‘THE LIFE OF ILEANA ČURA’ – EXHIBITION

Photographs as Witnesses of History

 

  The exhibition entitled ‘The Life of Ileana Čura’, within the ‘Freezing Silence Speaks’ programme that commemorates victims of Novi Sad Raid, was opened in the Art Gallery of the Cultural Centre of Novi Sad. It displays photographs that keep memory and authentic objects of one of the surviving witnesses of tragic events of Novi Sad Raid – Ileana Čura. The exhibition was opened by Aleksandra Mandarić, the advisor to the director of the Cultural Centre of Novi sad and Gordana Todorić, the author of the workshop ‘The Memories of Ileana Čura’.

  Citizens that decide to visit the exhibition will be able to see photographs that are a short display of life memories and short reminder of an exciting and eventful life of Ms Čura, who survived the Novi Sad Raid by a stroke of good fortune.

– Here you can see photographs that mark the life of Ms Ileana, whom I had an opportunity to meet last year. The strongest impression during our conversation, for me, was her spirit. The woman who survived that and remained a witness of those events carries in her great love and joy, and she is full of life. It is today that I have seen the photo of the armchair in which she spent that night in 1942, and which is still in her flat, Ileana sits in it and tells about her life. This armchair, one seemingly common object, is actually a witness of history, pointed out Aleksandra Mandarić.

  Gordana Todorić said that she is interested in meaning, what this exhibition means for us today and what it could mean in the future, because those parts of private photo archive of fellow citizen Ileana Čura in the ambience of the gallery become, in a way, part of future history of Novi Sad.
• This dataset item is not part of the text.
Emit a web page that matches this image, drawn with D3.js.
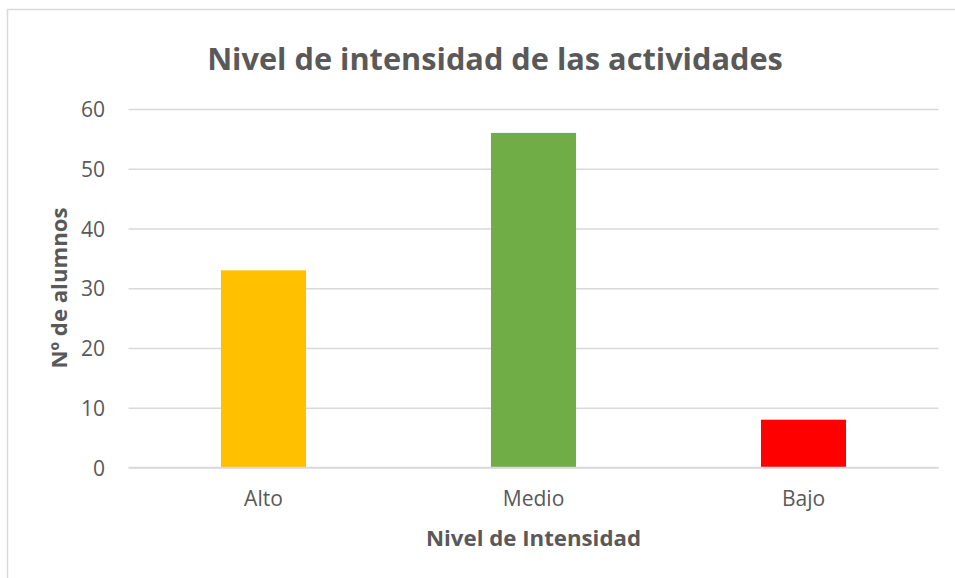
<!DOCTYPE html>
<html><head><meta charset="utf-8">
<script src="https://cdn.jsdelivr.net/npm/d3@7"></script>
<style>body{margin:0;background:#fff;}svg{display:block;font-family:"Open Sans",sans-serif;}</style>
</head><body>
<svg id="c" width="955" height="578"></svg>
<script>
const categories = ["Alto", "Medio", "Bajo"];
const values = [33, 56, 8];
const colors = ["#FFC000", "#70AD47", "#FF0000"];
const yTicks = [0, 10, 20, 30, 40, 50, 60];
const title = "Nivel de intensidad de las actividades";
const xTitle = "Nivel de Intensidad";
const yTitle = "Nº de alumnos";

(function () {
const svg = d3.select("#c");
const textColor = "#595959";

// chart border
svg.append("rect").attr("x", 7.5).attr("y", 9.5).attr("width", 980).attr("height", 620)
  .attr("fill", "#fff").attr("stroke", "#d9d9d9").attr("stroke-width", 1.5);

const pL = 128.5, pR = 938.5, pT = 109, pB = 467.5;
const x = d3.scaleBand().domain(categories).range([pL, pR]).paddingInner(0.685).paddingOuter(0.3425);
const y = d3.scaleLinear().domain([0, 60]).range([pB, pT]);

function fitSize(sel, target) {
  const w = sel.node().getComputedTextLength();
  const fs = parseFloat(sel.attr("font-size"));
  return fs * target / w;
}

// bars
svg.append("g").selectAll("rect").data(values).join("rect")
  .attr("x", (d, i) => x(categories[i]))
  .attr("width", x.bandwidth())
  .attr("y", d => y(d))
  .attr("height", d => y(0) - y(d))
  .attr("fill", (d, i) => colors[i]);

// x axis
const xAxis = d3.axisBottom(x).tickSize(0).tickPadding(24);
const gx = svg.append("g").attr("transform", `translate(0,${pB})`).call(xAxis);
gx.select(".domain").attr("stroke", "#d9d9d9").attr("stroke-width", 1.5).attr("d", `M${pL},0H${pR}`);
gx.selectAll(".tick text").attr("fill", textColor).attr("font-size", 19).attr("font-family", "Open Sans")
  .attr("dy", null).attr("y", 38.5);
const tMedio = gx.selectAll(".tick text").filter(d => d === "Medio");
const fsX = fitSize(tMedio, 61.6);
gx.selectAll(".tick text").attr("font-size", fsX.toFixed(2));

// grid + y axis
const yAxis = d3.axisLeft(y).tickValues(yTicks).tickSize(-(pR - pL)).tickPadding(23.5);
const gy = svg.insert("g", ":nth-child(2)").attr("transform", `translate(${pL},0)`).call(yAxis);
gy.select(".domain").remove();
gy.selectAll(".tick line").attr("stroke", "#d9d9d9").attr("stroke-width", 1.5);
gy.selectAll(".tick text").attr("fill", textColor).attr("font-size", fsX.toFixed(2)).attr("font-family", "Open Sans")
  .attr("dy", "0.36em");

// titles
const t = svg.append("text").attr("x", 495).attr("y", 70).attr("text-anchor", "middle")
  .attr("font-size", 30).attr("font-weight", "bold").attr("fill", textColor).text(title);
t.attr("font-size", fitSize(t, 576).toFixed(2));

const xt = svg.append("text").attr("x", 533.5).attr("y", 546).attr("text-anchor", "middle")
  .attr("font-size", 20).attr("font-weight", "bold").attr("fill", textColor).text(xTitle);
xt.attr("font-size", fitSize(xt, 215).toFixed(2));

const yt = svg.append("text").attr("transform", "translate(67,288) rotate(-90)").attr("text-anchor", "middle")
  .attr("font-size", 20).attr("font-weight", "bold").attr("fill", textColor).text(yTitle);
yt.attr("font-size", fitSize(yt, 161).toFixed(2));
})();
</script>
</body></html>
– With the willingness to incorporate her intimate ‘I’ into our ‘we’, both current and future, professor Čura reminded us that this ‘we’ was already built in past with personal contributions of Mihailo Polit Desančić, Savka Subotić, Milorad Sazdanić and her other relatives. This pulsation between ‘I’ and ‘we’, which we can also call coexistence, civil consciousness, responsibility towards others or some other way, is basically what makes the essence of a city. If we should learn anything from the life of professor Čura, it is her decision to choose humanity in this interaction between ‘I’ and ‘we’. This word is not modern, with misuse it gets ironic tone, but if we decide to interpret heritage, and setting this exhibition is exactly that, then self-regulation of autopoetic memory of post canon culture, as Jan Assmann says, enables us to realise those aspects of meaning in words such as human, humanity, humanism that would, if we have some faith in language, ensure that the city, the history of which we shape in this very moment, never again becomes the place where these horrific events can happen, events because of which Ileana Čura spent the night between 23 and 24 January in this green armchair waiting for her mother in the parlour, which, just a few years before, a Nobel Prize winner Rabindranath Tagore visited as a guest, added Ms Todorić.

The exhibition lasts until 25 January.